INSTRUCTION – Take the lines from the beginning of the material through the line containing "(temp) at (838.7,53.8)" and retype them exactly, leaving the pictures out.

(Lines of data)

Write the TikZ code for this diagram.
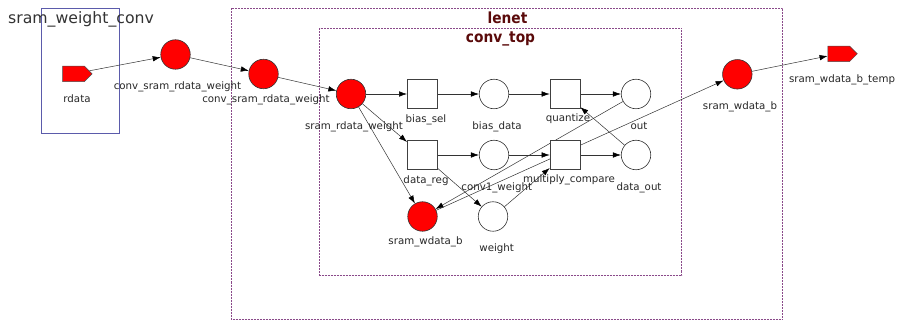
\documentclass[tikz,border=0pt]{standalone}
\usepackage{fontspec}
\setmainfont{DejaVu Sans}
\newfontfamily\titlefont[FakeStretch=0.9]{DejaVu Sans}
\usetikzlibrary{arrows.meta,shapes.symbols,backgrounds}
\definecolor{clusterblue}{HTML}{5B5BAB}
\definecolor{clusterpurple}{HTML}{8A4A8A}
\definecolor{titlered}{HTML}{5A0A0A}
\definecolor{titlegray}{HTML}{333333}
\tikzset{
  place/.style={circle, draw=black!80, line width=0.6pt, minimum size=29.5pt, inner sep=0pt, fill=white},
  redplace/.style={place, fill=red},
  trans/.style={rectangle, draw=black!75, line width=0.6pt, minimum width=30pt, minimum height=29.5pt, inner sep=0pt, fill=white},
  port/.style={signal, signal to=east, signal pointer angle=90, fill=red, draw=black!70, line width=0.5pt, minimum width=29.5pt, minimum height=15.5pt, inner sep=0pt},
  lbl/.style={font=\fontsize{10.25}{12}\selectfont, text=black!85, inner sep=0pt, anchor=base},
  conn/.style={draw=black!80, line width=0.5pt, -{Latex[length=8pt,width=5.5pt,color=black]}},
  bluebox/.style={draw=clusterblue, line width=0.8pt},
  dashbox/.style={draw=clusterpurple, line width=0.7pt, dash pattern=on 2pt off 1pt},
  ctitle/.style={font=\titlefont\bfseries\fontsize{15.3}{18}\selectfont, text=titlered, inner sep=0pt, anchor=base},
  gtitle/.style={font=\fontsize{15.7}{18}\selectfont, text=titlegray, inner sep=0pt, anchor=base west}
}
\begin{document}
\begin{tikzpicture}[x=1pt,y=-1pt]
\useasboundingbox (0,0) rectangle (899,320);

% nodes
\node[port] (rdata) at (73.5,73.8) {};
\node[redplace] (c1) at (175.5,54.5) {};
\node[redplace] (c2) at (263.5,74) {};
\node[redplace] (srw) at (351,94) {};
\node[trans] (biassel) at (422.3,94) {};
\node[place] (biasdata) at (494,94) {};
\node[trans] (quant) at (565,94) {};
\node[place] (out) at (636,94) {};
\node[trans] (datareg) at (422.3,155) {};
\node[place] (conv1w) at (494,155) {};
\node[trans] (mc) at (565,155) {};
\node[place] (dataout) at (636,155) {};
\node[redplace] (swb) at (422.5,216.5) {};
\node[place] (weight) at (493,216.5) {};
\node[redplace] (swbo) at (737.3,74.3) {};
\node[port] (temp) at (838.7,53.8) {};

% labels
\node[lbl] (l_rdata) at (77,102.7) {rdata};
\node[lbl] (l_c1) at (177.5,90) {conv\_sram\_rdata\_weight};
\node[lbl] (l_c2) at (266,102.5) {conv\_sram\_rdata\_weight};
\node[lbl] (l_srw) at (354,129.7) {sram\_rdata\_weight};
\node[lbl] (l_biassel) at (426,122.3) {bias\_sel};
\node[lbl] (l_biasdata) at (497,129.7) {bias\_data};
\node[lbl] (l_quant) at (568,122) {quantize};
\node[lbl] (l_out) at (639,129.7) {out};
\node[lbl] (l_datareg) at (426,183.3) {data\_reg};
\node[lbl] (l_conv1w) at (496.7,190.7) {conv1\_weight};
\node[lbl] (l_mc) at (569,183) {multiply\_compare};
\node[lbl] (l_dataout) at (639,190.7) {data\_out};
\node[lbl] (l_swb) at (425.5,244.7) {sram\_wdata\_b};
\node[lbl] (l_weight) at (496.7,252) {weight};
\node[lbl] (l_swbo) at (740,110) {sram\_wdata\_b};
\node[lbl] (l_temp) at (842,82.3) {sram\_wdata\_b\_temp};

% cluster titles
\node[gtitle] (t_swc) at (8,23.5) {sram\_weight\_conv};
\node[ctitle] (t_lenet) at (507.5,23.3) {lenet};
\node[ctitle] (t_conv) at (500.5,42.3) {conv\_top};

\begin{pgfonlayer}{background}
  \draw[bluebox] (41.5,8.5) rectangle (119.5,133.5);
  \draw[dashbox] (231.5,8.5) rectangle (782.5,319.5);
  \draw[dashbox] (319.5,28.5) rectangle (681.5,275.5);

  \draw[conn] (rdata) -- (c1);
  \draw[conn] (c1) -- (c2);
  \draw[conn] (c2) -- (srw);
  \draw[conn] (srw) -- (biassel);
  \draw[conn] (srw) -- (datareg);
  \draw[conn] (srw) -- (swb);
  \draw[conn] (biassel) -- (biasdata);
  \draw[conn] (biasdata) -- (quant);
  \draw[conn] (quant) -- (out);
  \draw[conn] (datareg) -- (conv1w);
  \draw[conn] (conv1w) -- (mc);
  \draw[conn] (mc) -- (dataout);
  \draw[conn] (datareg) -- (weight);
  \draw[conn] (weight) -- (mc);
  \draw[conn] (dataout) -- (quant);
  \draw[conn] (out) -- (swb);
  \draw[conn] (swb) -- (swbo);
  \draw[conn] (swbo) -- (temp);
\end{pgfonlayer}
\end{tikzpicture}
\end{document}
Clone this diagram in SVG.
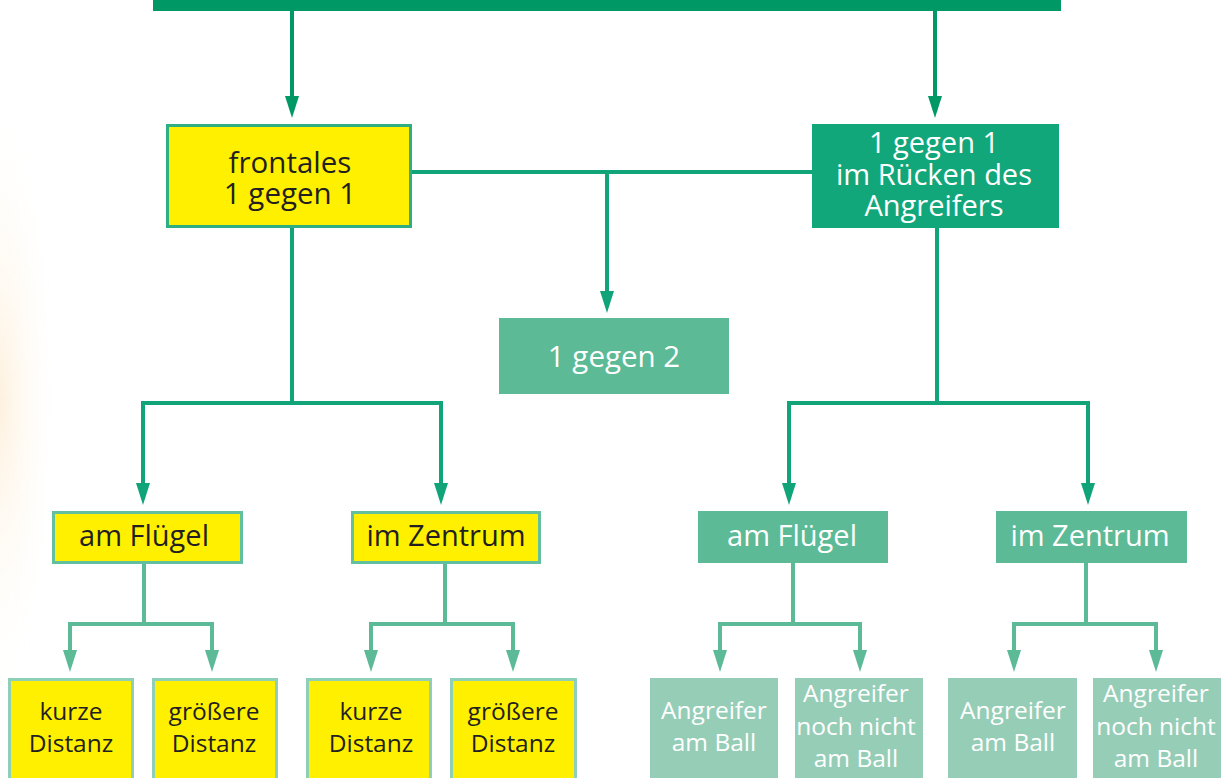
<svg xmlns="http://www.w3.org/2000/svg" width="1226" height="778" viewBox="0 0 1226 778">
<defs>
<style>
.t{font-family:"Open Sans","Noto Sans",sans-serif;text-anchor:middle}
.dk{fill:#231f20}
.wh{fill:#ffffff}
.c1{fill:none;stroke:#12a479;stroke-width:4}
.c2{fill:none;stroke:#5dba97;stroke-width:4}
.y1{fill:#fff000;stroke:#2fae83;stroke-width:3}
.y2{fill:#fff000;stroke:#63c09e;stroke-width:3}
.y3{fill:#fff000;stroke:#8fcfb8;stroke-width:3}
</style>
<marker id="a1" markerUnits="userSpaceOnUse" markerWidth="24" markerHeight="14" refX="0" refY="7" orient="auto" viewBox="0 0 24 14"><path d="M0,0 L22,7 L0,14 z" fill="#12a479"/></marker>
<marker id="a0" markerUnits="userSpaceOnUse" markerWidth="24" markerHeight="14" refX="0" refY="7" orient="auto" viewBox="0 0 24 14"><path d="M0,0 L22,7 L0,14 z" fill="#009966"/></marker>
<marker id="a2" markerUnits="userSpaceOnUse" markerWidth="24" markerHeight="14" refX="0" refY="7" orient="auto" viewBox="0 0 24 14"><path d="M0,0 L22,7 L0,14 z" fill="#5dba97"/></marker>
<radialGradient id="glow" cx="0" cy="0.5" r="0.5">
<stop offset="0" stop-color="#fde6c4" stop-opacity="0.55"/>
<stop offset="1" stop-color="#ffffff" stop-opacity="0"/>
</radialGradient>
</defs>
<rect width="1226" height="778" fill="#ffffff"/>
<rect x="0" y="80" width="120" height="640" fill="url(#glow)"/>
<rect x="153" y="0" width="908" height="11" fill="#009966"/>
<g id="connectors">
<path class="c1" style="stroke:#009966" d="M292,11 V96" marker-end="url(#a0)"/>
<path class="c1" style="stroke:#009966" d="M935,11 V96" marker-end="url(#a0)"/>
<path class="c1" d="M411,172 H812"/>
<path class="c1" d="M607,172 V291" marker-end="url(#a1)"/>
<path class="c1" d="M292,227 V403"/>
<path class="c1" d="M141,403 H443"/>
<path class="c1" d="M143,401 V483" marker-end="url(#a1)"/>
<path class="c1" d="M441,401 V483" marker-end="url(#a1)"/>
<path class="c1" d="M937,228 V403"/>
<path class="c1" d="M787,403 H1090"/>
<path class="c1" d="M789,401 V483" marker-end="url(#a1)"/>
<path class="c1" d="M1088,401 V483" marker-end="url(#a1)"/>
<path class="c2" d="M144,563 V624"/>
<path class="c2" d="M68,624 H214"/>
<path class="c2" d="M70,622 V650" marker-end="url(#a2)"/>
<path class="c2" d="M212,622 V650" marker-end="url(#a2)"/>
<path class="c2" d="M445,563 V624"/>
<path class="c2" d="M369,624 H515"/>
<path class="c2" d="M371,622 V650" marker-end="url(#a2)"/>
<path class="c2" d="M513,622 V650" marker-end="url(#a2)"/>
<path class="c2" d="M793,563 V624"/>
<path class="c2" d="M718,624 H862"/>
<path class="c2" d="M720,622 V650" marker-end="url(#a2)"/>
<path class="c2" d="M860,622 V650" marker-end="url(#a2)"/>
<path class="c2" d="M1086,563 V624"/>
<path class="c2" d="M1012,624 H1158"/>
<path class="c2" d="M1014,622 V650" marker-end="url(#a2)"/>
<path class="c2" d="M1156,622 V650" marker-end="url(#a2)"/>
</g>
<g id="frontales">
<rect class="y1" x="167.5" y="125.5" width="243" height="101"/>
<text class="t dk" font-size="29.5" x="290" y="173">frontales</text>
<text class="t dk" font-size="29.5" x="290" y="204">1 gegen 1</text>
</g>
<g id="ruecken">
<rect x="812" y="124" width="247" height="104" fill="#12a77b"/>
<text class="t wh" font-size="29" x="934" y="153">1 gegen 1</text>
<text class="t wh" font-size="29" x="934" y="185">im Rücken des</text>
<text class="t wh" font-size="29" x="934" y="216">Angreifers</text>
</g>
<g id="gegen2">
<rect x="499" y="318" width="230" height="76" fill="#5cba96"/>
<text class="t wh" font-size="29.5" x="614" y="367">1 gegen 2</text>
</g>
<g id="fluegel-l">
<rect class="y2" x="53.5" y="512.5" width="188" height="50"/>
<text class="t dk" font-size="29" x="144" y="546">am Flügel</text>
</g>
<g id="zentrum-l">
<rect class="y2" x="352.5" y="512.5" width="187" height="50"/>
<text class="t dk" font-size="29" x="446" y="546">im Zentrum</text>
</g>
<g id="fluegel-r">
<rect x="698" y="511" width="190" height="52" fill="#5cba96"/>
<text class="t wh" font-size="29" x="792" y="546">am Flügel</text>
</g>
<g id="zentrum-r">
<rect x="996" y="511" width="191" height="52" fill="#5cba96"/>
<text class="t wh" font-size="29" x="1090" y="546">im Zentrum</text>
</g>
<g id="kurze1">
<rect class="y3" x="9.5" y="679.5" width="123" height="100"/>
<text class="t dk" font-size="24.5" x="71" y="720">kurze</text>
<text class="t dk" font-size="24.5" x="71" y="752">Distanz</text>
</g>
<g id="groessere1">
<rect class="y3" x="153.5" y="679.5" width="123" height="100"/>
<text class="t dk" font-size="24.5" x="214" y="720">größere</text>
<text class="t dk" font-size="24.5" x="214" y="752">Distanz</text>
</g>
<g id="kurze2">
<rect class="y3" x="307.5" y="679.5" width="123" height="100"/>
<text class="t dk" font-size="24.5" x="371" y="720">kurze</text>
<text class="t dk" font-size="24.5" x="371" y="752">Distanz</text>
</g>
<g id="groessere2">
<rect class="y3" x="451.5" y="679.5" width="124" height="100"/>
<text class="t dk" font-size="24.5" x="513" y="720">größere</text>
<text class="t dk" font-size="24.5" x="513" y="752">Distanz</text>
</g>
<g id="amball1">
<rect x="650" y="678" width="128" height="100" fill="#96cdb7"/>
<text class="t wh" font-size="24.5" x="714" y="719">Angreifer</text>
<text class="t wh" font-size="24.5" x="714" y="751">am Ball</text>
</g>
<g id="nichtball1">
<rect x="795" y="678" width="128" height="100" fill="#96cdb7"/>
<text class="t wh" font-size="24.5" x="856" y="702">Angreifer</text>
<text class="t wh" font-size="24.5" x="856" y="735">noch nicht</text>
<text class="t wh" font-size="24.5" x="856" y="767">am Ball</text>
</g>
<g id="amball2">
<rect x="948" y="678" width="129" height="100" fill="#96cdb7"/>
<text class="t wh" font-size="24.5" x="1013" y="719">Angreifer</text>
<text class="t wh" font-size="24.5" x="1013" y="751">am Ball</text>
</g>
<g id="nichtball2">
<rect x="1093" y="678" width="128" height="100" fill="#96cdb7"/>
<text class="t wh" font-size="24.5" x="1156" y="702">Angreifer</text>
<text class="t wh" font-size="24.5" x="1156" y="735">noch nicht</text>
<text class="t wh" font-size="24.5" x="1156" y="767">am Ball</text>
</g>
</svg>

EXERCISE RESPONSE –
Write the TikZ code for this diagram.
\documentclass[tikz,border=0pt]{standalone}
\usepackage{fontspec}
\setmainfont{DejaVu Sans}
\newfontfamily\titlefont[FakeStretch=0.9]{DejaVu Sans}
\usetikzlibrary{arrows.meta,shapes.symbols,backgrounds}
\definecolor{clusterblue}{HTML}{5B5BAB}
\definecolor{clusterpurple}{HTML}{8A4A8A}
\definecolor{titlered}{HTML}{5A0A0A}
\definecolor{titlegray}{HTML}{333333}
\tikzset{
  place/.style={circle, draw=black!80, line width=0.6pt, minimum size=29.5pt, inner sep=0pt, fill=white},
  redplace/.style={place, fill=red},
  trans/.style={rectangle, draw=black!75, line width=0.6pt, minimum width=30pt, minimum height=29.5pt, inner sep=0pt, fill=white},
  port/.style={signal, signal to=east, signal pointer angle=90, fill=red, draw=black!70, line width=0.5pt, minimum width=29.5pt, minimum height=15.5pt, inner sep=0pt},
  lbl/.style={font=\fontsize{10.25}{12}\selectfont, text=black!85, inner sep=0pt, anchor=base},
  conn/.style={draw=black!80, line width=0.5pt, -{Latex[length=8pt,width=5.5pt,color=black]}},
  bluebox/.style={draw=clusterblue, line width=0.8pt},
  dashbox/.style={draw=clusterpurple, line width=0.7pt, dash pattern=on 2pt off 1pt},
  ctitle/.style={font=\titlefont\bfseries\fontsize{15.3}{18}\selectfont, text=titlered, inner sep=0pt, anchor=base},
  gtitle/.style={font=\fontsize{15.7}{18}\selectfont, text=titlegray, inner sep=0pt, anchor=base west}
}
\begin{document}
\begin{tikzpicture}[x=1pt,y=-1pt]
\useasboundingbox (0,0) rectangle (899,320);

% nodes
\node[port] (rdata) at (73.5,73.8) {};
\node[redplace] (c1) at (175.5,54.5) {};
\node[redplace] (c2) at (263.5,74) {};
\node[redplace] (srw) at (351,94) {};
\node[trans] (biassel) at (422.3,94) {};
\node[place] (biasdata) at (494,94) {};
\node[trans] (quant) at (565,94) {};
\node[place] (out) at (636,94) {};
\node[trans] (datareg) at (422.3,155) {};
\node[place] (conv1w) at (494,155) {};
\node[trans] (mc) at (565,155) {};
\node[place] (dataout) at (636,155) {};
\node[redplace] (swb) at (422.5,216.5) {};
\node[place] (weight) at (493,216.5) {};
\node[redplace] (swbo) at (737.3,74.3) {};
\node[port] (temp) at (838.7,53.8) {};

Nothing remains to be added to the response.